> [What this task involves] Extract the records in full, leaving every picture out.

> [Data rows]
____________

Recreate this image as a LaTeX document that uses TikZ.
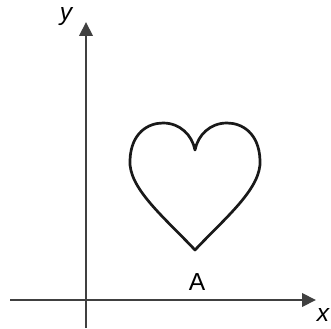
\documentclass[tikz,border=0pt]{standalone}
\usepackage{fontspec}
\setmainfont{Liberation Sans}
\usetikzlibrary{arrows.meta,positioning,calc}

\begin{document}
\begin{tikzpicture}[
    x=0.03cm, y=0.03cm,
    axis/.style={draw=black!75, line width=2.4pt, -{Triangle[length=0.42cm,width=0.4cm]}},
    curve/.style={draw=black!90, line width=2.3pt, line join=round},
    lbl/.style={font=\fontsize{21}{24}\selectfont, inner sep=0pt}
]
    \useasboundingbox (0,0) rectangle (331,328);

    % Axes
    \coordinate (xstart) at (10,28);
    \coordinate (xend) at (316,28);
    \coordinate (ystart) at (86,0);
    \coordinate (yend) at (86,306);
    \draw[axis] (xstart) -- (xend);
    \draw[axis] (ystart) -- (yend);

    % Axis labels
    \node[lbl] (ylabel) at (66,311) {\itshape y};
    \node[lbl] (xlabel) at (323,13) {\itshape x};

    % Heart
    \coordinate (tip) at (195,78);
    \coordinate (dip) at (195,178);
    \draw[curve] (tip)
        .. controls (165,110) and (128,140) .. (130,168)
        .. controls (131,195) and (148,205) .. (163,205)
        .. controls (180,205) and (192,193) .. (dip)
        .. controls (198,193) and (210,205) .. (227,205)
        .. controls (242,205) and (259,195) .. (260,168)
        .. controls (262,140) and (225,110) .. (tip) -- cycle;

    % Point label
    \node[lbl] (A) at (197,46) {A};
\end{tikzpicture}
\end{document}
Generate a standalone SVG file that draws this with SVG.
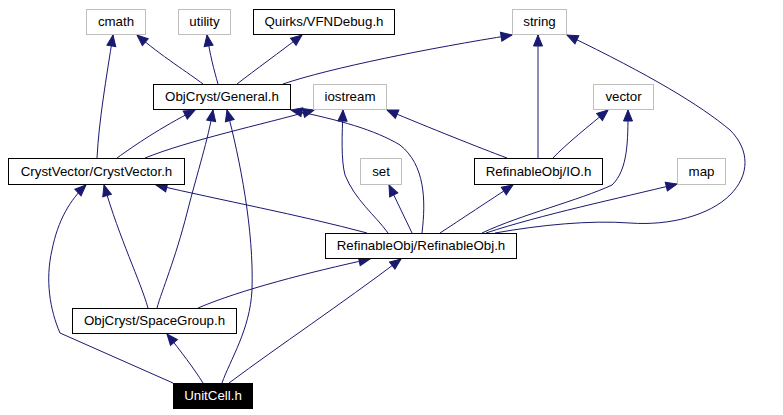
<svg xmlns="http://www.w3.org/2000/svg" width="783" height="415" viewBox="0 0 783 415">
<style>
.g rect{fill:#fff;stroke:#bfbfbf;stroke-width:1}
.b rect{fill:#fff;stroke:#000;stroke-width:1}
.k rect{fill:#000;stroke:#000;stroke-width:1}
text{font-family:"Liberation Sans",Arial,sans-serif;font-size:13.3px;text-anchor:middle;fill:#000}
.k text{fill:#fff}
#edges path{fill:none;stroke:#191970;stroke-width:1;marker-end:url(#arr)}
</style>
<defs>
<marker id="arr" markerWidth="11" markerHeight="9" refX="11" refY="4.5" orient="auto" markerUnits="userSpaceOnUse" overflow="visible">
<path d="M0,0 L11,4.5 L0,9 z" fill="#191970" stroke="#191970" stroke-width="1"/>
</marker>
</defs>
<rect width="783" height="415" fill="#fff"/>
<g id="edges">
<path d="M203,84 C190,74 160,55 137,35"/>
<path d="M218,84 C214,70 210,55 207,35"/>
<path d="M237,84 C255,70 280,52 302,35"/>
<path d="M283,84 C330,68 430,48 512,35"/>
<path d="M97,158 C99,120 106,80 113,35"/>
<path d="M117,158 C135,145 160,128 195,110"/>
<path d="M145,158 C190,140 260,125 314,110"/>
<path d="M157,308 C162,290 175,260 187,213 C198,170 208,140 213,110"/>
<path d="M222,383 C230,360 250,330 252,290 C254,230 240,160 227,110"/>
<path d="M422,233 C426,200 425,165 400,145 C375,130 340,120 291,110"/>
<path d="M388,233 C375,215 355,200 345,175 C341,160 342,135 343,110"/>
<path d="M507,158 C480,148 430,128 387,110"/>
<path d="M538,158 L538,35"/>
<path d="M553,158 C565,145 590,125 608,110"/>
<path d="M440,233 C460,220 490,200 513,185"/>
<path d="M482,233 C520,215 580,200 612,185 C628,170 628,140 628,110"/>
<path d="M486,233 C540,215 620,198 677,184"/>
<path d="M495,233 C540,225 590,220 630,223 C670,226 710,215 730,195 C750,175 750,150 730,130 C700,105 650,75 567,35"/>
<path d="M412,233 L389,185"/>
<path d="M367,233 C300,215 220,200 156,185"/>
<path d="M198,308 C240,290 310,272 370,259"/>
<path d="M229,383 C280,345 340,305 401,259"/>
<path d="M173,383 L60,333 C50,310 45,280 52,250 C58,220 70,200 86,185"/>
<path d="M148,308 C140,280 120,240 104,185"/>
<path d="M203,383 C195,370 180,350 167,334"/>
</g>
<g id="cmath" class="g"><rect x="86.5" y="9.5" width="59" height="25"/><text x="116" y="26">cmath</text></g>
<g id="utility" class="g"><rect x="178.5" y="9.5" width="52" height="25"/><text x="204.5" y="26">utility</text></g>
<g id="vfndebug" class="b"><rect x="253.5" y="9.5" width="141" height="25"/><text x="324" y="26">Quirks/VFNDebug.h</text></g>
<g id="string" class="g"><rect x="512.5" y="9.5" width="54" height="25"/><text x="539.5" y="26">string</text></g>
<g id="general" class="b"><rect x="153.5" y="84.5" width="137" height="25"/><text x="222" y="101">ObjCryst/General.h</text></g>
<g id="iostream" class="g"><rect x="313.5" y="84.5" width="73" height="25"/><text x="350" y="101">iostream</text></g>
<g id="vector" class="g"><rect x="593.5" y="84.5" width="60" height="25"/><text x="623.5" y="101">vector</text></g>
<g id="crystvector" class="b"><rect x="8.5" y="158.5" width="176" height="26"/><text x="96.5" y="176">CrystVector/CrystVector.h</text></g>
<g id="set" class="g"><rect x="360.5" y="158.5" width="41" height="26"/><text x="381" y="176">set</text></g>
<g id="io" class="b"><rect x="474.5" y="158.5" width="128" height="26"/><text x="538.5" y="176">RefinableObj/IO.h</text></g>
<g id="map" class="g"><rect x="677.5" y="158.5" width="48" height="26"/><text x="701.5" y="176">map</text></g>
<g id="refinableobj" class="b"><rect x="325.5" y="233.5" width="191" height="25"/><text x="421" y="250">RefinableObj/RefinableObj.h</text></g>
<g id="spacegroup" class="b"><rect x="72.5" y="308.5" width="164" height="25"/><text x="154.5" y="325">ObjCryst/SpaceGroup.h</text></g>
<g id="unitcell" class="k"><rect x="173.5" y="383.5" width="79" height="25"/><text x="213" y="400">UnitCell.h</text></g>
</svg>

____________

> [Problem solution]
Recreate this image as a LaTeX document that uses TikZ.
\documentclass[tikz,border=0pt]{standalone}
\usepackage{fontspec}
\setmainfont{Liberation Sans}
\usetikzlibrary{arrows.meta,positioning,calc}

\begin{document}
\begin{tikzpicture}[
    x=0.03cm, y=0.03cm,
    axis/.style={draw=black!75, line width=2.4pt, -{Triangle[length=0.42cm,width=0.4cm]}},
    curve/.style={draw=black!90, line width=2.3pt, line join=round},
    lbl/.style={font=\fontsize{21}{24}\selectfont, inner sep=0pt}
]
    \useasboundingbox (0,0) rectangle (331,328);

    % Axes
    \coordinate (xstart) at (10,28);
    \coordinate (xend) at (316,28);
    \coordinate (ystart) at (86,0);
    \coordinate (yend) at (86,306);
    \draw[axis] (xstart) -- (xend);
    \draw[axis] (ystart) -- (yend);

    % Axis labels
    \node[lbl] (ylabel) at (66,311) {\itshape y};
    \node[lbl] (xlabel) at (323,13) {\itshape x};

    % Heart
    \coordinate (tip) at (195,78);
    \coordinate (dip) at (195,178);
    \draw[curve] (tip)
        .. controls (165,110) and (128,140) .. (130,168)
        .. controls (131,195) and (148,205) .. (163,205)
        .. controls (180,205) and (192,193) .. (dip)
        .. controls (198,193) and (210,205) .. (227,205)
        .. controls (242,205) and (259,195) .. (260,168)
        .. controls (262,140) and (225,110) .. (tip) -- cycle;

    % Point label
    \node[lbl] (A) at (197,46) {A};
\end{tikzpicture}
\end{document}
Generate a standalone SVG file that draws this with SVG.
<svg xmlns="http://www.w3.org/2000/svg" width="783" height="415" viewBox="0 0 783 415">
<style>
.g rect{fill:#fff;stroke:#bfbfbf;stroke-width:1}
.b rect{fill:#fff;stroke:#000;stroke-width:1}
.k rect{fill:#000;stroke:#000;stroke-width:1}
text{font-family:"Liberation Sans",Arial,sans-serif;font-size:13.3px;text-anchor:middle;fill:#000}
.k text{fill:#fff}
#edges path{fill:none;stroke:#191970;stroke-width:1;marker-end:url(#arr)}
</style>
<defs>
<marker id="arr" markerWidth="11" markerHeight="9" refX="11" refY="4.5" orient="auto" markerUnits="userSpaceOnUse" overflow="visible">
<path d="M0,0 L11,4.5 L0,9 z" fill="#191970" stroke="#191970" stroke-width="1"/>
</marker>
</defs>
<rect width="783" height="415" fill="#fff"/>
<g id="edges">
<path d="M203,84 C190,74 160,55 137,35"/>
<path d="M218,84 C214,70 210,55 207,35"/>
<path d="M237,84 C255,70 280,52 302,35"/>
<path d="M283,84 C330,68 430,48 512,35"/>
<path d="M97,158 C99,120 106,80 113,35"/>
<path d="M117,158 C135,145 160,128 195,110"/>
<path d="M145,158 C190,140 260,125 314,110"/>
<path d="M157,308 C162,290 175,260 187,213 C198,170 208,140 213,110"/>
<path d="M222,383 C230,360 250,330 252,290 C254,230 240,160 227,110"/>
<path d="M422,233 C426,200 425,165 400,145 C375,130 340,120 291,110"/>
<path d="M388,233 C375,215 355,200 345,175 C341,160 342,135 343,110"/>
<path d="M507,158 C480,148 430,128 387,110"/>
<path d="M538,158 L538,35"/>
<path d="M553,158 C565,145 590,125 608,110"/>
<path d="M440,233 C460,220 490,200 513,185"/>
<path d="M482,233 C520,215 580,200 612,185 C628,170 628,140 628,110"/>
<path d="M486,233 C540,215 620,198 677,184"/>
<path d="M495,233 C540,225 590,220 630,223 C670,226 710,215 730,195 C750,175 750,150 730,130 C700,105 650,75 567,35"/>
<path d="M412,233 L389,185"/>
<path d="M367,233 C300,215 220,200 156,185"/>
<path d="M198,308 C240,290 310,272 370,259"/>
<path d="M229,383 C280,345 340,305 401,259"/>
<path d="M173,383 L60,333 C50,310 45,280 52,250 C58,220 70,200 86,185"/>
<path d="M148,308 C140,280 120,240 104,185"/>
<path d="M203,383 C195,370 180,350 167,334"/>
</g>
<g id="cmath" class="g"><rect x="86.5" y="9.5" width="59" height="25"/><text x="116" y="26">cmath</text></g>
<g id="utility" class="g"><rect x="178.5" y="9.5" width="52" height="25"/><text x="204.5" y="26">utility</text></g>
<g id="vfndebug" class="b"><rect x="253.5" y="9.5" width="141" height="25"/><text x="324" y="26">Quirks/VFNDebug.h</text></g>
<g id="string" class="g"><rect x="512.5" y="9.5" width="54" height="25"/><text x="539.5" y="26">string</text></g>
<g id="general" class="b"><rect x="153.5" y="84.5" width="137" height="25"/><text x="222" y="101">ObjCryst/General.h</text></g>
<g id="iostream" class="g"><rect x="313.5" y="84.5" width="73" height="25"/><text x="350" y="101">iostream</text></g>
<g id="vector" class="g"><rect x="593.5" y="84.5" width="60" height="25"/><text x="623.5" y="101">vector</text></g>
<g id="crystvector" class="b"><rect x="8.5" y="158.5" width="176" height="26"/><text x="96.5" y="176">CrystVector/CrystVector.h</text></g>
<g id="set" class="g"><rect x="360.5" y="158.5" width="41" height="26"/><text x="381" y="176">set</text></g>
<g id="io" class="b"><rect x="474.5" y="158.5" width="128" height="26"/><text x="538.5" y="176">RefinableObj/IO.h</text></g>
<g id="map" class="g"><rect x="677.5" y="158.5" width="48" height="26"/><text x="701.5" y="176">map</text></g>
<g id="refinableobj" class="b"><rect x="325.5" y="233.5" width="191" height="25"/><text x="421" y="250">RefinableObj/RefinableObj.h</text></g>
<g id="spacegroup" class="b"><rect x="72.5" y="308.5" width="164" height="25"/><text x="154.5" y="325">ObjCryst/SpaceGroup.h</text></g>
<g id="unitcell" class="k"><rect x="173.5" y="383.5" width="79" height="25"/><text x="213" y="400">UnitCell.h</text></g>
</svg>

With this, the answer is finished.